IMPROVING THE GRAZING AND DROUGHT TOLERANCE OF TEMPERATE PERENNIAL GRASSES

The improvement of grazing and drought tolerance of temperate (C3) perennial pasture grasses is an important component of plant improvement programmes. The improvement of these characteristics in grasses is best based on an understanding of the physiology of grass growth and development. This paper discusses the components of growth, i.e. buds, leaves, tillers, stems, and plants, how they interact, and how compensation between components occurs. These components are considered in relation to what is known about the grazing and drought tolerance of grasses in Australia where selection for plant survival is as important as for production. It is concluded that tiller and bud densities could be increased in new cultivars.

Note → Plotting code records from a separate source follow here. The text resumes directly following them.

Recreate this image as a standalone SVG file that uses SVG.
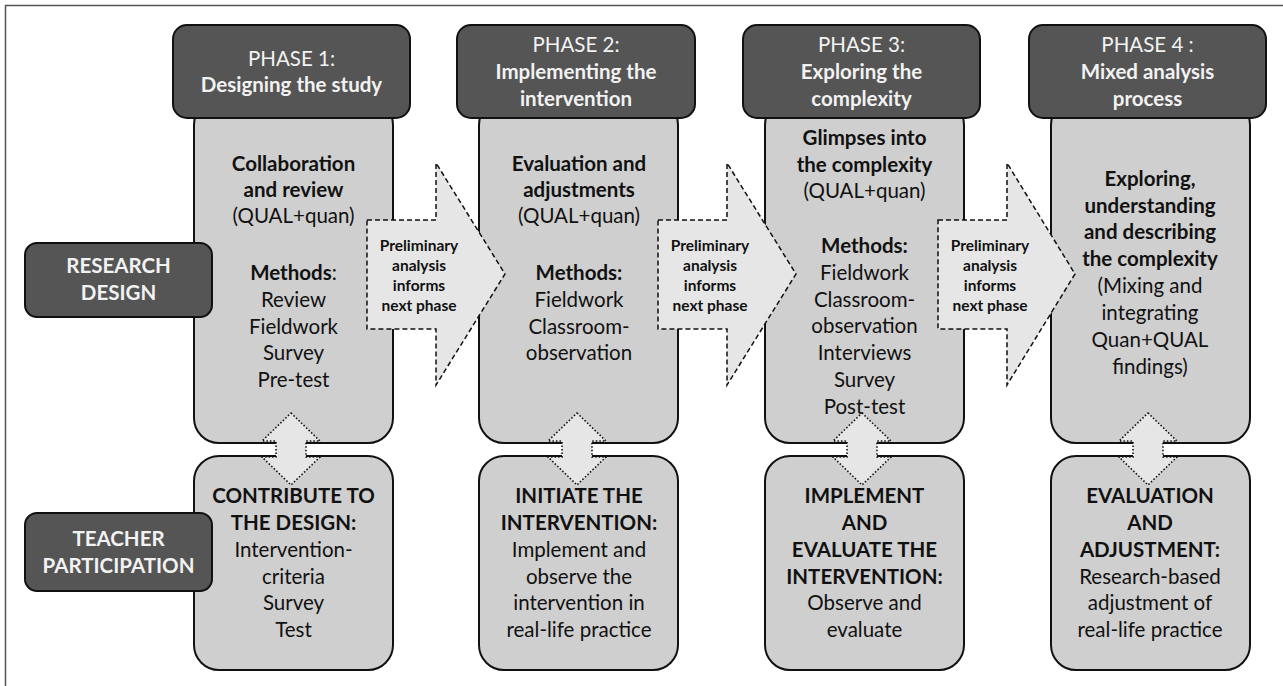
<svg xmlns="http://www.w3.org/2000/svg" width="1283" height="686" viewBox="0 0 1283 686">
<style>
text{font-family:Lato,"Liberation Sans",sans-serif;text-anchor:middle}
.hdr{fill:#555555;stroke:#111;stroke-width:2}
.body{fill:#cfcfcf;stroke:#111;stroke-width:2}
.lbl{fill:#555555;stroke:#111;stroke-width:2}
.ht{fill:#f2f2f2;font-size:20.5px}
.b{font-weight:bold}
.t{fill:#111;font-size:20.5px}
.lt{fill:#f2f2f2;font-size:20.5px;font-weight:bold}
.big{fill:#e6e6e6;stroke:#111;stroke-width:1.5;stroke-dasharray:5 3}
.dbl{fill:#e6e6e6;stroke:#111;stroke-width:1.6;stroke-dasharray:1.5 2}
.at{fill:#111;font-size:15.5px;font-weight:bold}
</style>
<path d="M5.5 686V5.5H1283" fill="none" stroke="#555" stroke-width="1.5"/>

<g id="phase1-body"><rect class="body" x="194" y="100" width="199" height="343" rx="25"/>
<text class="t"><tspan class="b" x="293.5" y="171">Collaboration</tspan><tspan class="b" x="293.5" y="197">and review</tspan><tspan x="293.5" y="223">(QUAL+quan)</tspan><tspan x="293.5" y="280"><tspan class="b">Methods</tspan>:</tspan><tspan x="293.5" y="307">Review</tspan><tspan x="293.5" y="334">Fieldwork</tspan><tspan x="293.5" y="360">Survey</tspan><tspan x="293.5" y="387">Pre-test</tspan></text></g>
<g id="phase2-body"><rect class="body" x="479" y="100" width="199" height="343" rx="25"/>
<text class="t"><tspan class="b" x="579" y="171">Evaluation and</tspan><tspan class="b" x="579" y="197">adjustments</tspan><tspan x="579" y="223">(QUAL+quan)</tspan><tspan class="b" x="579" y="280">Methods:</tspan><tspan x="579" y="307">Fieldwork</tspan><tspan x="579" y="334">Classroom-</tspan><tspan x="579" y="360">observation</tspan></text></g>
<g id="phase3-body"><rect class="body" x="765" y="100" width="199" height="343" rx="25"/>
<text class="t"><tspan class="b" x="864.5" y="145">Glimpses into</tspan><tspan class="b" x="864.5" y="172">the complexity</tspan><tspan x="864.5" y="198">(QUAL+quan)</tspan><tspan class="b" x="864.5" y="253">Methods:</tspan><tspan x="864.5" y="280">Fieldwork</tspan><tspan x="864.5" y="307">Classroom-</tspan><tspan x="864.5" y="333">observation</tspan><tspan x="864.5" y="360">Interviews</tspan><tspan x="864.5" y="387">Survey</tspan><tspan x="864.5" y="414">Post-test</tspan></text></g>
<g id="phase4-body"><rect class="body" x="1051" y="100" width="199" height="343" rx="25"/>
<text class="t"><tspan class="b" x="1150" y="186">Exploring,</tspan><tspan class="b" x="1150" y="213">understanding</tspan><tspan class="b" x="1150" y="239">and describing</tspan><tspan class="b" x="1150" y="266">the complexity</tspan><tspan x="1150" y="293">(Mixing and</tspan><tspan x="1150" y="320">integrating</tspan><tspan x="1150" y="347">Quan+QUAL</tspan><tspan x="1150" y="374">findings)</tspan></text></g>

<g id="phase1-teacher"><rect class="body" x="194" y="456" width="199" height="214" rx="25"/>
<text class="t"><tspan class="b" x="293.5" y="503">CONTRIBUTE TO</tspan><tspan class="b" x="293.5" y="530">THE DESIGN:</tspan><tspan x="293.5" y="557">Intervention-</tspan><tspan x="293.5" y="584">criteria</tspan><tspan x="293.5" y="610">Survey</tspan><tspan x="293.5" y="637">Test</tspan></text></g>
<g id="phase2-teacher"><rect class="body" x="479" y="456" width="199" height="214" rx="25"/>
<text class="t"><tspan class="b" x="579" y="503">INITIATE THE</tspan><tspan class="b" x="579" y="530">INTERVENTION:</tspan><tspan x="579" y="557">Implement and</tspan><tspan x="579" y="584">observe the</tspan><tspan x="579" y="610">intervention in</tspan><tspan x="579" y="637">real-life practice</tspan></text></g>
<g id="phase3-teacher"><rect class="body" x="765" y="456" width="199" height="214" rx="25"/>
<text class="t"><tspan class="b" x="864.5" y="503">IMPLEMENT</tspan><tspan class="b" x="864.5" y="530">AND</tspan><tspan class="b" x="864.5" y="557">EVALUATE THE</tspan><tspan class="b" x="864.5" y="584">INTERVENTION:</tspan><tspan x="864.5" y="610">Observe and</tspan><tspan x="864.5" y="637">evaluate</tspan></text></g>
<g id="phase4-teacher"><rect class="body" x="1051" y="456" width="199" height="214" rx="25"/>
<text class="t"><tspan class="b" x="1150" y="503">EVALUATION</tspan><tspan class="b" x="1150" y="530">AND</tspan><tspan class="b" x="1150" y="557">ADJUSTMENT:</tspan><tspan x="1150" y="584">Research-based</tspan><tspan x="1150" y="610">adjustment of</tspan><tspan x="1150" y="637">real-life practice</tspan></text></g>

<g id="phase1-header"><rect class="hdr" x="173" y="25" width="237" height="93" rx="14"/>
<text class="ht"><tspan x="291.5" y="66">PHASE 1:</tspan><tspan class="b" x="291.5" y="92">Designing the study</tspan></text></g>
<g id="phase2-header"><rect class="hdr" x="457" y="25" width="238" height="93" rx="14"/>
<text class="ht"><tspan x="576" y="52">PHASE 2:</tspan><tspan class="b" x="576" y="79">Implementing the</tspan><tspan class="b" x="576" y="106">intervention</tspan></text></g>
<g id="phase3-header"><rect class="hdr" x="743" y="25" width="237" height="93" rx="14"/>
<text class="ht"><tspan x="861.5" y="52">PHASE 3:</tspan><tspan class="b" x="861.5" y="79">Exploring the</tspan><tspan class="b" x="861.5" y="106">complexity</tspan></text></g>
<g id="phase4-header"><rect class="hdr" x="1029" y="25" width="237" height="93" rx="14"/>
<text class="ht"><tspan x="1147.5" y="52">PHASE 4 :</tspan><tspan class="b" x="1147.5" y="79">Mixed analysis</tspan><tspan class="b" x="1147.5" y="106">process</tspan></text></g>

<g id="research-design"><rect class="lbl" x="25" y="243" width="187" height="74" rx="12"/>
<text class="lt"><tspan x="118.5" y="273">RESEARCH</tspan><tspan x="118.5" y="300">DESIGN</tspan></text></g>
<g id="teacher-participation"><rect class="lbl" x="25" y="513" width="187" height="78" rx="12"/>
<text class="lt"><tspan x="118.5" y="546">TEACHER</tspan><tspan x="118.5" y="573">PARTICIPATION</tspan></text></g>

<g id="connectors">
<g id="arrow-1-2"><path class="big" d="M367 220H436V163L505 274L436 385V329H367Z"/>
<text class="at"><tspan x="419" y="251">Preliminary</tspan><tspan x="419" y="271">analysis</tspan><tspan x="419" y="291">informs</tspan><tspan x="419" y="311">next phase</tspan></text></g>
<g id="arrow-2-3"><path class="big" d="M658 220H727V163L796 274L727 385V329H658Z"/>
<text class="at"><tspan x="710" y="251">Preliminary</tspan><tspan x="710" y="271">analysis</tspan><tspan x="710" y="291">informs</tspan><tspan x="710" y="311">next phase</tspan></text></g>
<g id="arrow-3-4"><path class="big" d="M938 220H1007V163L1075 274L1007 385V329H938Z"/>
<text class="at"><tspan x="990" y="251">Preliminary</tspan><tspan x="990" y="271">analysis</tspan><tspan x="990" y="291">informs</tspan><tspan x="990" y="311">next phase</tspan></text></g>
<path id="dbl-1" class="dbl" d="M291 413L320 441H306V457H320L291 485L262 457H276V441H262Z"/>
<path id="dbl-2" class="dbl" d="M577 413L606 441H592V457H606L577 485L548 457H562V441H548Z"/>
<path id="dbl-3" class="dbl" d="M862 413L891 441H877V457H891L862 485L833 457H847V441H833Z"/>
<path id="dbl-4" class="dbl" d="M1148 413L1177 441H1163V457H1177L1148 485L1119 457H1133V441H1119Z"/>
</g>
</svg>
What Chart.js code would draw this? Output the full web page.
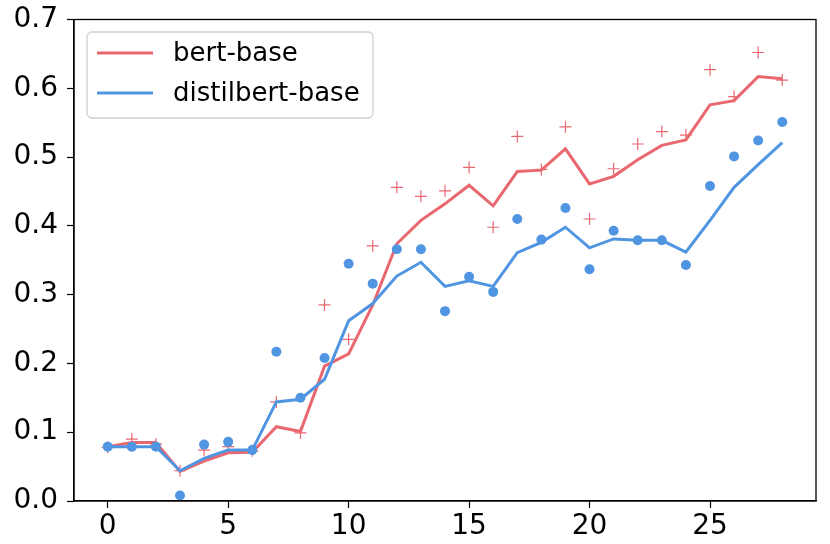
<!DOCTYPE html>
<html>
<head>
<meta charset="utf-8">
<script src="https://cdn.jsdelivr.net/npm/chart.js@4"></script>
<style>
  html, body { margin: 0; padding: 0; background: #fff; }
  #wrap { width: 830px; height: 544px; }
</style>
</head>
<body>
<div id="wrap"><canvas id="myChart"></canvas></div>
<script>
// Data
const steps = [0,1,2,3,4,5,6,7,8,9,10,11,12,13,14,15,16,17,18,19,20,21,22,23,24,25,26,27,28];
const bertPoints = [0.078,0.090,0.083,0.044,0.074,0.079,0.073,0.144,0.099,0.285,0.235,0.371,0.456,0.443,0.451,0.485,0.398,0.530,0.482,0.544,0.410,0.483,0.519,0.537,0.532,0.627,0.588,0.652,0.612];
const bertSmooth = [0.079,0.085,0.085,0.043,0.058,0.070,0.071,0.108,0.101,0.196,0.214,0.285,0.374,0.408,0.432,0.459,0.429,0.479,0.481,0.512,0.461,0.472,0.496,0.517,0.525,0.576,0.582,0.617,0.614];
const distilPoints = [0.079,0.079,0.079,0.008,0.082,0.086,0.074,0.217,0.150,0.208,0.345,0.316,0.366,0.366,0.276,0.326,0.304,0.410,0.380,0.426,0.337,0.393,0.379,0.379,0.343,0.458,0.501,0.524,0.551];
const distilSmooth = [0.079,0.079,0.079,0.044,0.062,0.074,0.074,0.144,0.148,0.177,0.262,0.287,0.327,0.347,0.312,0.320,0.312,0.361,0.376,0.398,0.368,0.381,0.379,0.379,0.362,0.408,0.456,0.489,0.521];
const xTicks = [0, 5, 10, 15, 20, 25];
const seriesNames = ['bert-base', 'distilbert-base'];

const RED = '#e9686f';
const BLUE = '#5095e1';

const xy = (ys) => steps.map((x, i) => ({ x: x, y: ys[i] }));

// legend box + frame drawn by hand
const framePlugin = {
  id: 'frame',
  afterDraw(chart) {
    const { ctx, chartArea: a } = chart;
    ctx.save();
    ctx.strokeStyle = '#000';
    ctx.lineWidth = 1.3;
    ctx.strokeRect(a.left, a.top, a.right - a.left, a.bottom - a.top);

    // legend
    const bx = 87, by = 32, bw = 286, bh = 86, r = 5;
    ctx.beginPath();
    ctx.roundRect(bx, by, bw, bh, r);
    ctx.fillStyle = 'rgba(255,255,255,0.8)';
    ctx.fill();
    ctx.strokeStyle = '#d0d0d0';
    ctx.lineWidth = 1.3;
    ctx.stroke();
    const cols = [RED, BLUE];
    const rows = [53, 93];
    ctx.font = '26px "DejaVu Sans"';
    ctx.textBaseline = 'middle';
    seriesNames.forEach((name, i) => {
      ctx.beginPath();
      ctx.strokeStyle = cols[i];
      ctx.lineWidth = 3;
      ctx.moveTo(97, rows[i]);
      ctx.lineTo(153, rows[i]);
      ctx.stroke();
      ctx.fillStyle = '#000';
      ctx.fillText(name, 173, rows[i] + 1);
    });
    ctx.restore();
  }
};

const config = {
  type: 'scatter',
  data: {
    datasets: [
      {
        label: seriesNames[1] + ' points',
        data: xy(distilPoints),
        backgroundColor: BLUE,
        borderColor: BLUE,
        pointRadius: 5,
        borderWidth: 0,
        order: 1
      },
      {
        label: seriesNames[1],
        data: xy(distilSmooth),
        showLine: true,
        borderColor: BLUE,
        borderWidth: 3,
        pointRadius: 0,
        order: 2
      },
      {
        label: seriesNames[0] + ' points',
        data: xy(bertPoints),
        pointStyle: 'cross',
        borderColor: RED,
        pointRadius: 6,
        pointBorderWidth: 1.2,
        order: 3
      },
      {
        label: seriesNames[0],
        data: xy(bertSmooth),
        showLine: true,
        borderColor: RED,
        borderWidth: 3,
        pointRadius: 0,
        order: 4
      }
    ]
  },
  options: {
    responsive: true,
    maintainAspectRatio: false,
    animation: false,
    layout: { padding: { top: 19.5, right: 14, left: 0, bottom: 0 } },
    plugins: {
      legend: { display: false },
      tooltip: { enabled: false }
    },
    scales: {
      x: {
        type: 'linear',
        min: -1.4,
        max: 29.4,
        afterBuildTicks: (axis) => { axis.ticks = xTicks.map(v => ({ value: v })); },
        afterFit: (axis) => { axis.height = 43; axis.paddingLeft = 0; axis.paddingRight = 0; },
        grid: { display: true, drawOnChartArea: false, tickLength: 7, tickColor: '#000', tickWidth: 1.2 },
        border: { display: true, color: '#000', width: 1.3 },
        ticks: {
          color: '#000',
          font: { family: 'DejaVu Sans', size: 28 },
          padding: 2,
          maxRotation: 0
        }
      },
      y: {
        min: 0,
        max: 0.7,
        afterFit: (axis) => { axis.width = 74; axis.paddingTop = 0; axis.paddingBottom = 0; },
        grid: { display: true, drawOnChartArea: false, tickLength: 7, tickColor: '#000', tickWidth: 1.2 },
        border: { display: true, color: '#000', width: 1.3 },
        ticks: {
          stepSize: 0.1,
          color: '#000',
          font: { family: 'DejaVu Sans', size: 28 },
          padding: 9,
          callback: (v) => v.toFixed(1)
        }
      }
    }
  },
  plugins: [framePlugin]
};

const myChart = new Chart(document.getElementById('myChart'), config);
</script>
</body>
</html>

Some existing cultivars have, arguably, too low a tiller density. Plants with more and, or larger tillers have more chances of survival in many circumstances. Reproductive development interacts strongly with grass growth and development. Once apices initiate, growth is stimulated, but the numbers of tillers can then decline and plants become more vulnerable to damage from grazing, especially during stem elongation. Early-flowering cultivars are more winter-active, but they are also likely to be more synchronised in development and more prone to damage from grazing in spring. It is difficult to see that these connections can readily be broken in a positive way. Improvement in drought tolerance is constrained by the limitation that the species currently in use all need to maintain some root contact with water to survive. It is suggested that plants with root systems that can better exploit the available, deeper, soil water should be sought. In addition, plants should have some ability to adjust to water stress to husband water use. Selection of plants that survive regular dry seasons and then grow the fastest when rain falls may be the best initial approach. Unfortunately very little is known about the physiology of grass growth under grazing, with or without water stress, and this should be an active area for research. Selection of plants that can tolerate all sorts of grazing pressures with or without water or nutrient stresses, is however, highly unlikely. In most instances the successful use of improved genotypes will depend upon the development of appropriate management practices. This is more important the less favourable the environment is for plant growth.